O que essas descobertas nos dizem sobre os humanos pré-históricos?
Os paleoantropólogos – investigadores que estudam a evolução do ser humano moderno – disseram que as impressões em conjunto nos apresentam um instantâneo no tempo, ajudando-nos a determinar como poderia ter sido a vida dos nossos primeiros antepassados.
Uma possibilidade, por exemplo, é que as mulheres antigas pintassem os seus corpos com ingredientes semelhantes à maquilhagem moderna: os cientistas que descobriram as pegadas de Eva também encontraram ocre, um pigmento colorido, na mesma área. Acredita-se que a pintura corporal foi aplicada em rituais.
Outras vezes, os cientistas encontraram lareiras – indicando que os humanos mais velhos sabiam como acender fogueiras. Restos de ossos e ferramentas de pedra também apontam para a possibilidade de que os primeiros humanos dependessem inicialmente de animais mortos para se alimentar e só tenham começado a montar armadilhas e a caçar animais há cerca de 20 mil anos.
Mas as pegadas também dão aos cientistas um prazo estimado para descobrirem quando os humanos começaram a diversificar-se e a mover-se por todo o mundo.
Durante anos, os investigadores sustentaram que os humanos modernos chegaram pela primeira vez ao Alasca e espalharam-se pela América do Norte cerca de 13.000 a 16.000 anos atrás, após a última Idade do Gelo.
Mas as pegadas no Parque White Sands, no Novo México, refutaram esses estudos. No novo cenário, os humanos já estavam a espalhar-se pelo Novo México e possivelmente viajaram pelo continente há 23 mil anos, quando os glaciares ainda se expandiam e se espalhavam pela área.

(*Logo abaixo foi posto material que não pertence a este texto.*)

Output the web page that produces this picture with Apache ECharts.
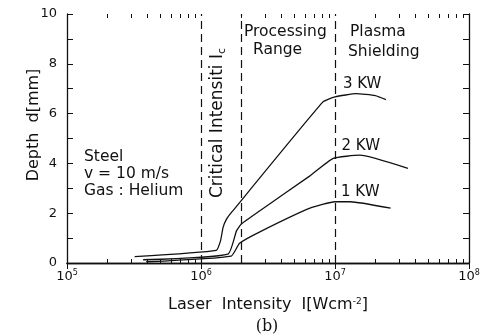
<!DOCTYPE html>
<html>
<head>
<meta charset="utf-8">
<script src="https://cdn.jsdelivr.net/npm/echarts@6/dist/echarts.min.js"></script>
<style>
  html, body { margin: 0; padding: 0; background: #fff; }
  #chart { width: 483px; height: 334px; }
</style>
</head>
<body>
<div id="chart"></div>
<script>
// 读图估计的数据 (intensity in W/cm², depth in mm)
var kw3Intensity = [3.2e5, 1.3e6, 1.4e6, 1.46e6, 1.55e6, 1.7e6, 8.1e6, 1e7, 1.44e7, 2e7, 2.4e7]
var kw3Depth = [0.26, 0.51, 0.9, 1.42, 1.76, 2.05, 6.46, 6.67, 6.8, 6.72, 6.56]
var kw2Intensity = [3.7e5, 1.59e6, 1.84e6, 2e6, 2.75e6, 6.5e6, 9.7e6, 1.53e7, 3.5e7]
var kw2Depth = [0.13, 0.36, 1.29, 1.57, 2.1, 3.5, 4.2, 4.33, 3.8]
var kw1Intensity = [3.9e5, 1.68e6, 1.94e6, 2.75e6, 6.5e6, 1e7, 1.3e7, 2.6e7]
var kw1Depth = [0.05, 0.28, 0.79, 1.25, 2.2, 2.46, 2.46, 2.2]
var seriesNames = ['3 KW', '2 KW', '1 KW']
var labelIndex = [8, 7, 6] // which point carries the power label
var dashedAt = [1e6, 2e6, 1e7]
var majorTicks = [1e5, 1e6, 1e7, 1e8]
var minorTicks = [2e5, 3e5, 4e5, 5e5, 6e5, 7e5, 8e5, 9e5,
  2e6, 3e6, 4e6, 5e6, 6e6, 7e6, 8e6, 9e6,
  2e7, 3e7, 4e7, 5e7, 6e7, 7e7, 8e7, 9e7]
var xMin = 1e5
var xMax = 1e8
var yMin = 0
var yMax = 10

var ink = '#111'
var font = 'DejaVu Sans'
var labelShift = [[6, 0], [1, 0], [10, 0]]

function pairs(xs, ys, name, idx, shift) {
  return xs.map(function (x, i) {
    var item = { value: [x, ys[i]] }
    if (i === idx) {
      item.label = { show: true, formatter: name, position: 'top', distance: 2, offset: shift,
        color: ink, fontFamily: font, fontSize: 15 }
    }
    return item
  })
}

var chart = echarts.init(document.getElementById('chart'))

var supRich = {
  b: { fontSize: 13, fontFamily: font, color: ink, lineHeight: 16 },
  s: { fontSize: 8, fontFamily: font, color: ink, verticalAlign: 'top', lineHeight: 8 }
}

function logAxis(pos, showLabel, ticks, len, showLine) {
  return {
    type: 'log',
    logBase: 10,
    min: xMin,
    max: xMax,
    position: pos,
    axisLine: { show: showLine, lineStyle: { color: ink, width: 1.3 } },
    axisTick: { show: true, inside: true, length: len, customValues: ticks, lineStyle: { color: ink, width: 1 } },
    splitLine: { show: false },
    axisLabel: {
      show: showLabel,
      margin: 6,
      customValues: majorTicks,
      formatter: function (v) {
        return '{b|10}{s|' + Math.round(Math.log10(v)) + '}'
      },
      rich: supRich
    },
    name: showLabel ? 'Laser  Intensity  I[Wcm{s|-2}]' : '',
    nameLocation: 'middle',
    nameGap: 34,
    nameTextStyle: {
      color: ink, fontFamily: font, fontSize: 16,
      rich: {
        s: { fontSize: 9, fontFamily: font, color: ink, verticalAlign: 'top', lineHeight: 8 }
      }
    }
  }
}

function depthAxis(pos, showLabel) {
  return {
    type: 'value',
    min: yMin,
    max: yMax,
    interval: 2,
    position: pos,
    axisLine: { show: true, lineStyle: { color: ink, width: 1.3 } },
    axisTick: { show: true, inside: true, length: 6, lineStyle: { color: ink, width: 1 } },
    minorTick: { show: true, splitNumber: 2, length: 6, lineStyle: { color: ink, width: 1 } },
    splitLine: { show: false },
    axisLabel: { show: showLabel, color: ink, fontFamily: font, fontSize: 13, margin: 10 }
  }
}

var allX = [kw3Intensity, kw2Intensity, kw1Intensity]
var allY = [kw3Depth, kw2Depth, kw1Depth]

var series = seriesNames.map(function (n, k) {
  var s = {
    name: n,
    type: 'line',
    xAxisIndex: 0,
    yAxisIndex: 0,
    showSymbol: true,
    symbol: 'circle',
    symbolSize: 0,
    smooth: 0.15,
    lineStyle: { color: ink, width: 1.3 },
    itemStyle: { color: ink },
    data: pairs(allX[k], allY[k], n, labelIndex[k], labelShift[k])
  }
  if (k === 0) {
    s.markLine = {
      silent: true,
      symbol: ['none', 'none'],
      label: { show: false },
      lineStyle: { color: ink, width: 1.2, type: [8, 5] },
      data: dashedAt.map(function (v) { return { xAxis: v } })
    }
  }
  return s
})

var txt = { fill: ink, font: '15.5px "DejaVu Sans"' }

var option = {
  backgroundColor: '#fff',
  animation: false,
  grid: { left: 67, right: 14, top: 14, bottom: 71, containLabel: false },
  xAxis: [
    logAxis('bottom', true, majorTicks, 6, true),
    logAxis('top', false, majorTicks, 6, true),
    logAxis('bottom', false, minorTicks, 4, false),
    logAxis('top', false, minorTicks, 4, false)
  ],
  yAxis: [depthAxis('left', true), depthAxis('right', false)],
  series: series,
  graphic: [
    { type: 'text', x: 34, y: 125, rotation: Math.PI / 2,
      style: { text: 'Depth  d[mm]', fill: ink, font: '16px "DejaVu Sans"', align: 'center', verticalAlign: 'middle' } },
    { type: 'text', x: 84, y: 157, style: Object.assign({ text: 'Steel', verticalAlign: 'middle' }, txt) },
    { type: 'text', x: 84, y: 174, style: Object.assign({ text: 'v = 10 m/s', verticalAlign: 'middle' }, txt) },
    { type: 'text', x: 84, y: 191, style: Object.assign({ text: 'Gas : Helium', verticalAlign: 'middle' }, txt) },
    { type: 'text', x: 244, y: 32, style: Object.assign({ text: 'Processing', verticalAlign: 'middle' }, txt) },
    { type: 'text', x: 253, y: 50, style: Object.assign({ text: 'Range', verticalAlign: 'middle' }, txt) },
    { type: 'text', x: 350, y: 32, style: Object.assign({ text: 'Plasma', verticalAlign: 'middle' }, txt) },
    { type: 'text', x: 348, y: 52, style: Object.assign({ text: 'Shielding', verticalAlign: 'middle' }, txt) },
    { type: 'text', x: 218, y: 198, rotation: Math.PI / 2,
      style: {
        text: 'Critical Intensiti {i|I}{c|c}', fill: ink, font: '17px "DejaVu Sans"',
        align: 'left', verticalAlign: 'middle',
        rich: {
          i: { fontSize: 17, fontFamily: font, fill: ink },
          c: { fontSize: 11, fontFamily: font, fill: ink, verticalAlign: 'bottom', padding: [9, 0, 0, 0] }
        }
      } },
    { type: 'text', x: 267, y: 327,
      style: { text: '(b)', fill: ink, font: '16px "DejaVu Serif"', align: 'center', verticalAlign: 'middle' } }
  ]
}

chart.setOption(option)
</script>
</body>
</html>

Infelizmente, muitas destas descobertas, incluindo as pegadas de White Sands e Larache, estão ameaçadas pela mudança da topografia, em parte ligada às mudanças climáticas. O grupo de Sedrati observou no seu estudo que a costa rochosa está a entrar em colapso devido à subida do nível do mar e que poderá eventualmente desaparecer.